Like many things, python makes basic multiprocessing very easy: ~8 more lines of code can let you use all 8 cores of your laptop. In practical terms, it's lovely to improve your workflow from "run algorithm preprocessing overnight" to "run algorithm preprocessing during lunch."
Here's how it's done.
from multiprocessing import Pool
def my_function( a_single_argument ):
# e.g. "accepts a filename and returns results in a tuple"
my_data_list = [...]
my_pool = Pool()
my_results = my_pool.map( my_func, my_list )
That's all it takes. A few tips:
First, the mapped function can only accept a single argument. This is usually pretty easy to solve, by wrapping the arguments as a tuple:
def my_function( threeple_arg ):
arg_1, arg_2, arg_3 = threeple_arg
Second, debugging in multiprocessing is a pain. I often invoke the function this way first for debugging, then switch to multiprocessing once I know everything works:
#my_results = [my_func(item) for item in my_data_list]
It's a little hacky, but I'll often leave the line as a comment throughout development, switching between serial and parallel processing as need demands.

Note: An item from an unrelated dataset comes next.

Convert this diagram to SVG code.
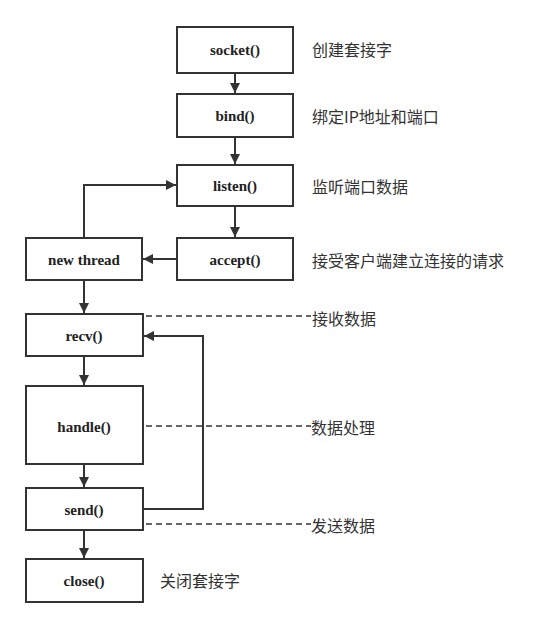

Last, a hint on Pool: you can pass an integer to the initialization routine to tell it how many subprocesses to use:
my_pool = Pool(5)
If you're running tasks with high latency (e.g. web spidering, or lots of disk read/writes across a network) it sometimes makes sense to use more subprocesses than you have cores. For example, I'll often throw 40 pool workers at a quick web-scraping script, just to speed things up. However, if performance really matters, Pools with latency are very hard to tune and scale. For anything more than a one-off data grab, you'll be better off with a queue-based tool, like scrapy, Amazon SQS, or celery.